François CHENET, 1998, La philosophie indienne, coll. « Synthèse », Paris, Armand Colin, 96 p.


François Chenet enseigne à l’université de Paris-IV (Paris-Sorbonne), où il a récemment succédé à Michel Hulin dans la chaire que celui-ci occupait. Dans ce livre, il offre à son lecteur un exposé aussi précis que concis de la pensée indienne. Il est un peu inhabituel, certes, de recenser un ouvrage qui date de quatre ans, mais il eut été dommage de passer sous silence la parution de La philosophie indienne.
L’ouvrage comporte trois chapitres. Le premier présente les sources de la pensée indienne, tant hindoues (Veda, Upanishad et Bhagavad Gîtâ) que non orthodoxes (bouddhisme et jinisme). Les textes qui y sont présentés ont un caractère religieux que l’auteur n’élude pas, mais il s’applique surtout à montrer comment ils formeront le fondement de la philosophie proprement dite : conception de l’être qui peu à peu s’affirme, tension entre monisme et dualisme, réalisme de certains d’entre eux et, enfin, révision en profondeur des conceptions courantes du réel et de la personne menée par les bouddhistes.
Le second chapitre est consacré à la philosophie indienne classique. Cela comprend, comme de raison, les six systèmes orthodoxes, qui occupent l’avant-scène dans les débats philosophiques : Vaiçeshika, Nyâya, Sânkhya, Yoga, Mîmâmsâ et Vedânta, ainsi que leurs rivaux non orthodoxes, matérialistes, jains et bouddhistes. S’y ajoute encore l’examen d’autres écoles moins connues : çivaisme du Cachemire, grammaire et esthétique, philosophie politique, sans oublier quelques penseurs modernes importants.

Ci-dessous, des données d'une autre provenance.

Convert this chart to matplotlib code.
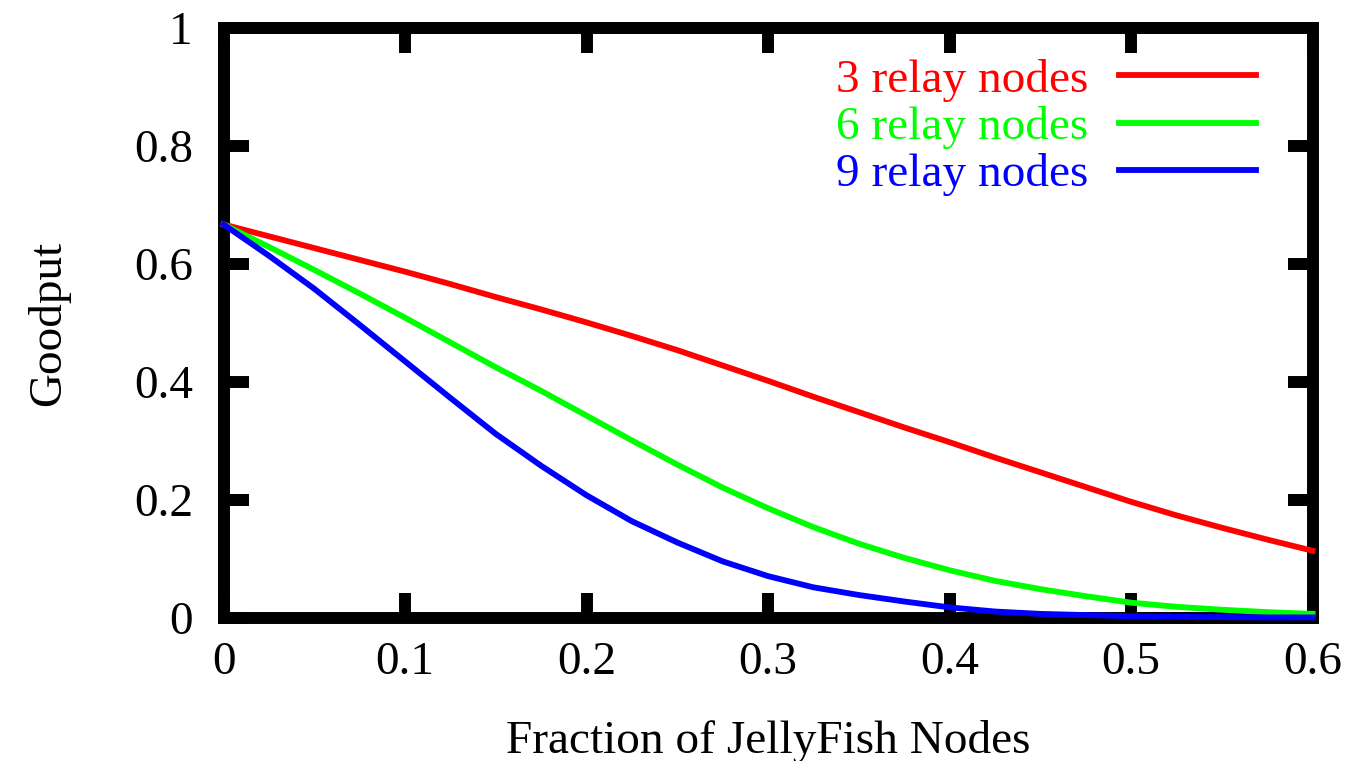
import matplotlib
matplotlib.use("Agg")
import matplotlib.pyplot as plt
import numpy as np

plt.rcParams['font.family'] = ['Liberation Serif', 'DejaVu Serif']

# fraction of jellyfish nodes vs goodput, one curve per relay count
frac = [0.0, 0.025, 0.05, 0.075, 0.1, 0.125, 0.15, 0.175, 0.2, 0.225, 0.25, 0.275,
        0.3, 0.325, 0.35, 0.375, 0.4, 0.425, 0.45, 0.475, 0.5, 0.525, 0.55, 0.575, 0.6]
relay3 = [0.667, 0.647, 0.627, 0.607, 0.587, 0.566, 0.544, 0.523, 0.501, 0.478, 0.454, 0.428,
          0.402, 0.375, 0.349, 0.323, 0.298, 0.272, 0.247, 0.222, 0.197, 0.174, 0.153, 0.133, 0.114]
relay6 = [0.667, 0.629, 0.590, 0.550, 0.509, 0.467, 0.425, 0.385, 0.343, 0.301, 0.260, 0.221,
          0.186, 0.154, 0.126, 0.102, 0.081, 0.063, 0.049, 0.037, 0.026, 0.019, 0.014, 0.010, 0.007]
relay9 = [0.667, 0.614, 0.558, 0.497, 0.435, 0.373, 0.312, 0.258, 0.208, 0.164, 0.128, 0.096,
          0.071, 0.052, 0.039, 0.028, 0.018, 0.011, 0.007, 0.005, 0.003, 0.002, 0.0015, 0.001, 0.001]
labels = ['3 relay nodes', '6 relay nodes', '9 relay nodes']
colors = ['#ff0000', '#00ff00', '#0000ff']

xticks = [0, 0.1, 0.2, 0.3, 0.4, 0.5, 0.6]
xticklabels = ['0', '0.1', '0.2', '0.3', '0.4', '0.5', '0.6']
yticks = [0, 0.2, 0.4, 0.6, 0.8, 1]
yticklabels = ['0', '0.2', '0.4', '0.6', '0.8', '1']

fig = plt.figure(figsize=(13.54, 7.61), dpi=100)
ax = fig.add_axes([0.1651, 0.1879, 0.8043, 0.7753])

for ys, lab, c in zip([relay3, relay6, relay9], labels, colors):
    ax.plot(frac, ys, color=c, lw=4.2, label=lab, zorder=3, clip_on=False,
            solid_joinstyle='round')

ax.set_xlim(0, 0.6)
ax.set_ylim(0, 1)
ax.set_xticks(xticks)
ax.set_xticklabels(xticklabels)
ax.set_yticks(yticks)
ax.set_yticklabels(yticklabels)

for sp in ax.spines.values():
    sp.set_linewidth(8.6)
    sp.set_capstyle('projecting')
    sp.set_zorder(2.5)

ax.tick_params(axis='both', which='major', direction='in', length=18, width=8.6,
               top=True, right=True, labelsize=34)
ax.tick_params(axis='x', pad=17)
ax.tick_params(axis='y', pad=22)

ax.set_xlabel('Fraction of JellyFish Nodes', fontsize=34, labelpad=26)
ax.set_ylabel('Goodput', fontsize=34, labelpad=46)

leg = ax.legend(loc='upper right', bbox_to_anchor=(0.948, 0.948), frameon=False,
                markerfirst=False, labelcolor='linecolor', fontsize=34,
                handlelength=2.9, handletextpad=0.65, labelspacing=0.09,
                borderaxespad=0, borderpad=0)

fig.savefig('out.png', dpi=100)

Le dernier chapitre, enfin, est entièrement consacré à une discussion sur l’originalité de la philosophie indienne. L’auteur traite d’abord des rapports de la pensée philosophique indienne avec la tradition religieuse, puis il compare les philosophies indienne et grecque. En particulier, il montre ce qui distingue le projet grec de « rendre raison » du monde et le projet indien d’éradiquer la souffrance, et il compare le modèle occidental de la sagesse, qui implique d’accepter la condition humaine, à la volonté orientale de la transcender. L’opposition des méthodes retient aussi l’attention (importance de la réflexion grammaticale en Inde ; remplacement du mythe par le logos en Grèce alors qu’il se maintient en Inde ; intelligibilité du sensible en Grèce ; réflexion ontologique en Grèce et dans la pensée orthodoxe indienne, mais rejet de l’ontologie dans le bouddhisme ; oppositions sur le fini et l’infini ; l’approche négative de l’absolu en Inde). François Chenet, enfin, examine la contribution de l’Inde au patrimoine philosophique commun, dont l’originalité vient de sa valorisation de la connaissance de soi, de l’intuition qu’elle a de l’unité fondamentale de toutes choses, de sa conception ontologique (plutôt qu’épistémologique) de la vérité et de la primauté qu’elle accorde à l’intuition directe sur la connaissance sensorielle et rationnelle. L’originalité de la philosophie indienne se manifeste, enfin, dans son analyse de l’erreur et de la causalité naturelle.
La philosophie indienne est un livre de dimension modeste, mais d’une extrême densité, allant toujours droit à l’essentiel. La présentation de la pensée bouddhique est en cela exemplaire : en moins de neuf pages, l’auteur explique les notions fondamentales de la pensée bouddhique sans se perdre dans les détails, mais en rendant néanmoins justice à son sujet. L’auteur se contente d’effleurer la pensée de certaines écoles, comme le Nyâya, auquel il ne consacre qu’une page, tandis qu’il entre plus à fond dans la doctrine d’autres écoles, comme le Sânkhya et le Vedânta. Dans tous les cas, François Chenet sait s’affranchir des banalités que ressassent nombre de manuels de philosophie indienne et il offre au lecteur une excellente base pour entreprendre des recherches plus poussées. Certains des sujets qu’il aborde sont par ailleurs rarement traités (notamment la politique et l’esthétique).
À mon avis, toutefois, l’apport le plus important de l’ouvrage réside dans sa comparaison des philosophies grecque et indienne. Au détour de thèmes bien choisis, François Chenet balise quelques chemins suivis par la pensée de l’Inde et donne une idée de l’intérêt profond qu’il y a à engager un dialogue suivi avec elle. La philosophie indienne offre, ainsi, non seulement une excellente introduction à la pensée de l’Inde, mais aussi une réflexion originale sur la contribution de l’Inde à la philosophie mondiale.